■ GOAL OF THE EXERCISE ■
Every line from the start of the entries up to and including the one bearing "-3.5, -2.2, -1.1, 0.0, 1.6, 3.2, 4.9, 6.0]" must be printed verbatim, without the pictures.

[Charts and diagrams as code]

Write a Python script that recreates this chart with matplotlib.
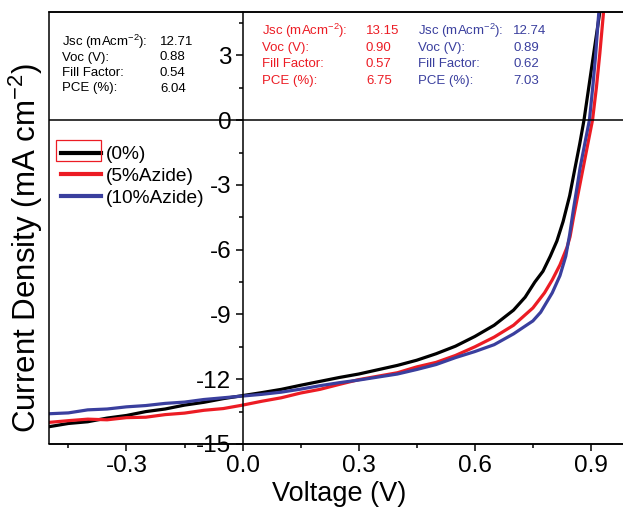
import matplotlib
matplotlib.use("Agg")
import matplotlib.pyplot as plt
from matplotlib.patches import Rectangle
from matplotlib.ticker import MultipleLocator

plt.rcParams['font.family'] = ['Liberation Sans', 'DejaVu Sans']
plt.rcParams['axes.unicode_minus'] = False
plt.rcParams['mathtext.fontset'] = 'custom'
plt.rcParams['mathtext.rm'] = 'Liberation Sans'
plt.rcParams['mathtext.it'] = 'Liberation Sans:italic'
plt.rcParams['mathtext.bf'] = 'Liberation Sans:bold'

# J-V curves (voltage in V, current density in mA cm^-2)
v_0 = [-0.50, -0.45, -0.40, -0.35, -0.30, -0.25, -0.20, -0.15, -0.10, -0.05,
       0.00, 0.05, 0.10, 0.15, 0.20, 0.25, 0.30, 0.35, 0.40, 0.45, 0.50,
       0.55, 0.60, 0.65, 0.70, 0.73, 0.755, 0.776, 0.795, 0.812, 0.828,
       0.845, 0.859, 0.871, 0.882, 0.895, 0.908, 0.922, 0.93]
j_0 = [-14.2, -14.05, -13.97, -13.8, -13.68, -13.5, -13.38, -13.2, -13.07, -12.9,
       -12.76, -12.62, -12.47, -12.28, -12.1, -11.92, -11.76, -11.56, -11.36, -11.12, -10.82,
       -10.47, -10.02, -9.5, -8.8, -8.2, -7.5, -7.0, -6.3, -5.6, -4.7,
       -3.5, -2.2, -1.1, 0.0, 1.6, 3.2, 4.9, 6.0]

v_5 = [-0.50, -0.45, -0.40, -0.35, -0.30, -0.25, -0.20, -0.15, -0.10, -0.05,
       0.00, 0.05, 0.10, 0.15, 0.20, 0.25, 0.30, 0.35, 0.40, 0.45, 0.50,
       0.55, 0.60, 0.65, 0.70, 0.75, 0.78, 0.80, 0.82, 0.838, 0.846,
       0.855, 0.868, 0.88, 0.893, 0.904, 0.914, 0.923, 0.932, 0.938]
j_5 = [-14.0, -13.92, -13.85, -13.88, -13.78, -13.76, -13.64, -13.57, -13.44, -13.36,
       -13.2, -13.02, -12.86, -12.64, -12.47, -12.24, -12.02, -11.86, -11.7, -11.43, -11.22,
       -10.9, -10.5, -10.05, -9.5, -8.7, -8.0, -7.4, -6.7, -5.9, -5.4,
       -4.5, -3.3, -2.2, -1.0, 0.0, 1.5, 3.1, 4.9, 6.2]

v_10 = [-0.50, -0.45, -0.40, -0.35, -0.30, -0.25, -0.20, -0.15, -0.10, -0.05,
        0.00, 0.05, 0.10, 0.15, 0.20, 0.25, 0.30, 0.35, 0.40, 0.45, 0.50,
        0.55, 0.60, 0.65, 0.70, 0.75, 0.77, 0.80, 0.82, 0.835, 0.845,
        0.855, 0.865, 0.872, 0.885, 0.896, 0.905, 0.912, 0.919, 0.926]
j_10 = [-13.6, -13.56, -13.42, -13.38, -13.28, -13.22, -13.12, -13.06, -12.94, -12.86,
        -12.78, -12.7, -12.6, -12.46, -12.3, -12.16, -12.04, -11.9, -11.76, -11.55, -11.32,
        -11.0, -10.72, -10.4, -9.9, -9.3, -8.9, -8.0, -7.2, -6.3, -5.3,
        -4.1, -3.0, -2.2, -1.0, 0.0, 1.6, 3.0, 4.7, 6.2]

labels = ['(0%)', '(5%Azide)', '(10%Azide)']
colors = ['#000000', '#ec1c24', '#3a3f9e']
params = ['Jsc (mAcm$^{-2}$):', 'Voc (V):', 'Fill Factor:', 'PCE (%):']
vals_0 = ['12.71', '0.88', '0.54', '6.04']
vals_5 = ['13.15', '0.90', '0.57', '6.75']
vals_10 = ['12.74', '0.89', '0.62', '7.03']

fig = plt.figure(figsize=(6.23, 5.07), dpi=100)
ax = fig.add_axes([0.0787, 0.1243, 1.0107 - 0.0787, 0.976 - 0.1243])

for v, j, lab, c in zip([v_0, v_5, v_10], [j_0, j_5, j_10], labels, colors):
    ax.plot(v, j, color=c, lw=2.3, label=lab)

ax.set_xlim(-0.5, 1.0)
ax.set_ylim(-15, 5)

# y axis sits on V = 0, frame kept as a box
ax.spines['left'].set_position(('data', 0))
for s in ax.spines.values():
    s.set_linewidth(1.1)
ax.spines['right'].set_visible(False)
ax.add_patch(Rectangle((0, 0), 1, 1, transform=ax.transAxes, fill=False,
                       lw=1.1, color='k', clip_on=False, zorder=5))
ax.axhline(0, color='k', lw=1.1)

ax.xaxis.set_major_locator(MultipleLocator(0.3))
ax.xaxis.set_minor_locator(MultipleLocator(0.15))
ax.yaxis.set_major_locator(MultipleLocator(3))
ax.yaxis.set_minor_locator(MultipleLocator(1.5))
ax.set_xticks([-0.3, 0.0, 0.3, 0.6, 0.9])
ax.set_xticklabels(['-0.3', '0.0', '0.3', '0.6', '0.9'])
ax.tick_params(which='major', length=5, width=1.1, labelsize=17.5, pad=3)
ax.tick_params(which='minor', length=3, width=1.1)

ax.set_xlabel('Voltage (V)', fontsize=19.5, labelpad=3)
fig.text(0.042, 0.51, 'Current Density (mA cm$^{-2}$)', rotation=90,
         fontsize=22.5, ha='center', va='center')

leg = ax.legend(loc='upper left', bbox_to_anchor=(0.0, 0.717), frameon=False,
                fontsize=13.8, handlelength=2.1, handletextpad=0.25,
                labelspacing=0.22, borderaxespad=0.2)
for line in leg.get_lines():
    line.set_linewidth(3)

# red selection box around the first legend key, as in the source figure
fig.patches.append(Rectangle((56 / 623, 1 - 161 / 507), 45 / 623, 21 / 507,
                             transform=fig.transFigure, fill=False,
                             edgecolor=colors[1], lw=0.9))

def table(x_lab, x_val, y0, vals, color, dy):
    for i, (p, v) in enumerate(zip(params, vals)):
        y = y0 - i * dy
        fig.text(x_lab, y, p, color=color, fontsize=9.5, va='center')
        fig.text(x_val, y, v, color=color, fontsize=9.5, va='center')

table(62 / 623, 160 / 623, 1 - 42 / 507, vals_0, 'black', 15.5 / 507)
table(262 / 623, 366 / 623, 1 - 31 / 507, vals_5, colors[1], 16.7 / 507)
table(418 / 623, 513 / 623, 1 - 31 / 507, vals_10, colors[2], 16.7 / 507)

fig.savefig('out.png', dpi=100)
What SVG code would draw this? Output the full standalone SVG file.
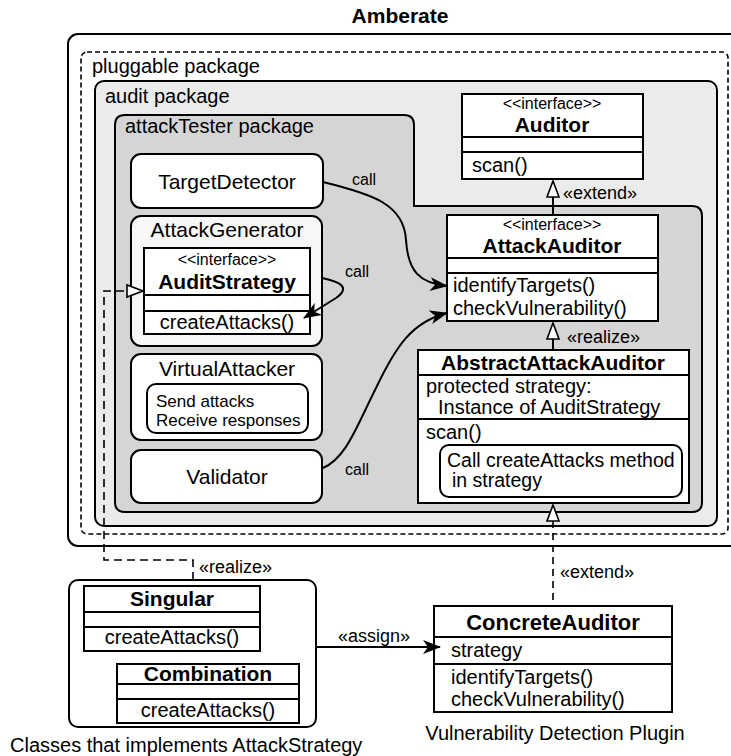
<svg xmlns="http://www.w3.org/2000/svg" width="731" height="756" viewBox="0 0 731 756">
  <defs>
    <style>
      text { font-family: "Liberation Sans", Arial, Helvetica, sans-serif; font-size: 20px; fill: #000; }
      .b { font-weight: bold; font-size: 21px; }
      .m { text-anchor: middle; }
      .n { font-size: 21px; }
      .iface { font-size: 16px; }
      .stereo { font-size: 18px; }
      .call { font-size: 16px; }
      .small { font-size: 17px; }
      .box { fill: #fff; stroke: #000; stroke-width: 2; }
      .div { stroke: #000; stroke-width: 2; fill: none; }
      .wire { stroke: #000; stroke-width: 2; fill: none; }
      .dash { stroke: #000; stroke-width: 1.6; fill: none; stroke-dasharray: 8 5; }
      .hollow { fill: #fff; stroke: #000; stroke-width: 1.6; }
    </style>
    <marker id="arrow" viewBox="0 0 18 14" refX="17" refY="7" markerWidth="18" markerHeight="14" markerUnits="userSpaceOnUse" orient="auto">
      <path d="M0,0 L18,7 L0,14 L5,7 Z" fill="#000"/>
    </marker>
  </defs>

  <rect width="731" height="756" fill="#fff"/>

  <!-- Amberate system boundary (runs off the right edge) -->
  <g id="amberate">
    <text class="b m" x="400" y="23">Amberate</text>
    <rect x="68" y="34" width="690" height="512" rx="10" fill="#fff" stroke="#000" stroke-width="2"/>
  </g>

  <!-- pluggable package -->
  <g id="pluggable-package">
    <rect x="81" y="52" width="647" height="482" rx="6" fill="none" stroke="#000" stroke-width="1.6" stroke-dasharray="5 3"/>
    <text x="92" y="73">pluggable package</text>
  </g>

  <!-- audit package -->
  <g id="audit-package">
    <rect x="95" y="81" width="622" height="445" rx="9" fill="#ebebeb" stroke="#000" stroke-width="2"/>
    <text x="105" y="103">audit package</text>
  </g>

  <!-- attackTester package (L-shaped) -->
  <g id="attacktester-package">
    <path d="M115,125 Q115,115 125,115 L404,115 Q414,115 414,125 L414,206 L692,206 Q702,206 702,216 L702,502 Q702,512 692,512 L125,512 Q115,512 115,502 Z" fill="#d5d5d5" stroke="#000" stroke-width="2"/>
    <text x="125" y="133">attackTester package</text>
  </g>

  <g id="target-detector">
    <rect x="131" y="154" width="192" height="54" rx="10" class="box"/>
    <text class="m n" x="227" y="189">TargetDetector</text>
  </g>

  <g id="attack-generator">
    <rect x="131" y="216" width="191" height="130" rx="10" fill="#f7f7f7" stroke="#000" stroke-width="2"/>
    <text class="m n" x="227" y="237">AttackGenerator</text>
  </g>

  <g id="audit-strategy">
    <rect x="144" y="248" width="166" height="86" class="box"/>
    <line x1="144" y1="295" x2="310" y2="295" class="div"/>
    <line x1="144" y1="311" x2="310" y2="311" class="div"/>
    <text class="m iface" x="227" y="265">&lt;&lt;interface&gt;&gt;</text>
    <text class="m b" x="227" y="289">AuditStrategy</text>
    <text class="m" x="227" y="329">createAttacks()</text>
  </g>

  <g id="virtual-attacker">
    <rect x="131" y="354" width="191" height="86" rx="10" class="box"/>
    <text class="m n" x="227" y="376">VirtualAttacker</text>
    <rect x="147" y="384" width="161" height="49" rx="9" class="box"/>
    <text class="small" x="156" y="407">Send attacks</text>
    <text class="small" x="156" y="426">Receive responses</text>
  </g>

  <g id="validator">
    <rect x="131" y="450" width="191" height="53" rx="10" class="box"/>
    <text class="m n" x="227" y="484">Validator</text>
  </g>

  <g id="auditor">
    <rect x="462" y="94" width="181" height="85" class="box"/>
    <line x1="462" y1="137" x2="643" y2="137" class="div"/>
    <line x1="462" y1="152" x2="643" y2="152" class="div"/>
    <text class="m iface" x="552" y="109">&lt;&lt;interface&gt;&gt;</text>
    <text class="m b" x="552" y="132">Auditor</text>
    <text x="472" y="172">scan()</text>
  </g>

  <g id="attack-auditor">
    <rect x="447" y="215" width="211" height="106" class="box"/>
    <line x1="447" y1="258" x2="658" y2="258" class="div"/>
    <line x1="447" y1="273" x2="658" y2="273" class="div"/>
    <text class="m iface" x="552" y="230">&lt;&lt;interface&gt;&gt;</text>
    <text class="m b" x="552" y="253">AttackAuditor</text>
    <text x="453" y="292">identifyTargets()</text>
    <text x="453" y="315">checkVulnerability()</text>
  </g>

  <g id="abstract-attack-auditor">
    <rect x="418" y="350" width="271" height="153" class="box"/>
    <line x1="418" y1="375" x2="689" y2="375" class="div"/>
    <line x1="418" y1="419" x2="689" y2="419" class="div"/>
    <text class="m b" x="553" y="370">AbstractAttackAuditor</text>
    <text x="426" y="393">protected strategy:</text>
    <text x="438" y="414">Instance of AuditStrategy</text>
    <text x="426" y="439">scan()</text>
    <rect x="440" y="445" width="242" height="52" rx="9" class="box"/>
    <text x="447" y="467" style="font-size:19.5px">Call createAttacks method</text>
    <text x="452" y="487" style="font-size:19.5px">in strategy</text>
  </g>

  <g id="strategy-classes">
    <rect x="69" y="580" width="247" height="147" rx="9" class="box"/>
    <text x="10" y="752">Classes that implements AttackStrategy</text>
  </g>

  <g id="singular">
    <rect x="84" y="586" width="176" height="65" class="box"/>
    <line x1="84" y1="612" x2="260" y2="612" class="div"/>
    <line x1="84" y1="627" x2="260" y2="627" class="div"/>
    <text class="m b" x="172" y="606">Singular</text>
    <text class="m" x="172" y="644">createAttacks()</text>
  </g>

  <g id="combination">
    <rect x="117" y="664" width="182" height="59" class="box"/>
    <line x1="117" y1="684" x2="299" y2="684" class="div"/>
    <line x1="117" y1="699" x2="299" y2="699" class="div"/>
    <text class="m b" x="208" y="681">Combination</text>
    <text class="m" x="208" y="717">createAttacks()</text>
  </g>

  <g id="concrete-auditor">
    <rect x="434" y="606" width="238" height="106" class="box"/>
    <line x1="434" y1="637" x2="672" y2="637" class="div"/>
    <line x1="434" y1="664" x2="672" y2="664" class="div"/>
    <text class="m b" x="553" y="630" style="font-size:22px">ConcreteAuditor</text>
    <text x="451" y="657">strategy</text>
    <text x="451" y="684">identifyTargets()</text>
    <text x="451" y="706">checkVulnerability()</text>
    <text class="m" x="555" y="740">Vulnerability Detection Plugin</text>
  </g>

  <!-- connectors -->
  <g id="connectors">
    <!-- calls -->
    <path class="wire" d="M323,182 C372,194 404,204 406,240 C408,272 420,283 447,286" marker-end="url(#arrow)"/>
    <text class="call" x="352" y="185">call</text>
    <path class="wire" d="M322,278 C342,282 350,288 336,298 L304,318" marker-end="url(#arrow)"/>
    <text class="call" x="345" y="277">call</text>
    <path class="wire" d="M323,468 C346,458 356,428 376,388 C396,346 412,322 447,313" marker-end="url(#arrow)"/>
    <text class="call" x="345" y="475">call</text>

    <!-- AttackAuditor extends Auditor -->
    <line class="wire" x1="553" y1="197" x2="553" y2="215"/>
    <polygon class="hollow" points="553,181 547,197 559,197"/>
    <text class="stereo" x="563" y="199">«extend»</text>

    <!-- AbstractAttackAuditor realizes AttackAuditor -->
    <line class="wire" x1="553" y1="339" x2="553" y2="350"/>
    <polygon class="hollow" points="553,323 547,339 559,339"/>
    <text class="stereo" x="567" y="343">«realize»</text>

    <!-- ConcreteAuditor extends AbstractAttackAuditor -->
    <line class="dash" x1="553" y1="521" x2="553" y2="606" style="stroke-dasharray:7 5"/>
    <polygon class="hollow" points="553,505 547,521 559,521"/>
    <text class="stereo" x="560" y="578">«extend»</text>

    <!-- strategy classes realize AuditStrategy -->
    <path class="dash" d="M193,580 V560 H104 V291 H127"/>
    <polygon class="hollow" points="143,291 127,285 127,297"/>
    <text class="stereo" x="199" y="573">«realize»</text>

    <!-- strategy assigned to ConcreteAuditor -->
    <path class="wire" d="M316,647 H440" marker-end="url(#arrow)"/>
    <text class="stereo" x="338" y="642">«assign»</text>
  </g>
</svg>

■ FULL OUTPUT ■
Write a Python script that recreates this chart with matplotlib.
import matplotlib
matplotlib.use("Agg")
import matplotlib.pyplot as plt
from matplotlib.patches import Rectangle
from matplotlib.ticker import MultipleLocator

plt.rcParams['font.family'] = ['Liberation Sans', 'DejaVu Sans']
plt.rcParams['axes.unicode_minus'] = False
plt.rcParams['mathtext.fontset'] = 'custom'
plt.rcParams['mathtext.rm'] = 'Liberation Sans'
plt.rcParams['mathtext.it'] = 'Liberation Sans:italic'
plt.rcParams['mathtext.bf'] = 'Liberation Sans:bold'

# J-V curves (voltage in V, current density in mA cm^-2)
v_0 = [-0.50, -0.45, -0.40, -0.35, -0.30, -0.25, -0.20, -0.15, -0.10, -0.05,
       0.00, 0.05, 0.10, 0.15, 0.20, 0.25, 0.30, 0.35, 0.40, 0.45, 0.50,
       0.55, 0.60, 0.65, 0.70, 0.73, 0.755, 0.776, 0.795, 0.812, 0.828,
       0.845, 0.859, 0.871, 0.882, 0.895, 0.908, 0.922, 0.93]
j_0 = [-14.2, -14.05, -13.97, -13.8, -13.68, -13.5, -13.38, -13.2, -13.07, -12.9,
       -12.76, -12.62, -12.47, -12.28, -12.1, -11.92, -11.76, -11.56, -11.36, -11.12, -10.82,
       -10.47, -10.02, -9.5, -8.8, -8.2, -7.5, -7.0, -6.3, -5.6, -4.7,
       -3.5, -2.2, -1.1, 0.0, 1.6, 3.2, 4.9, 6.0]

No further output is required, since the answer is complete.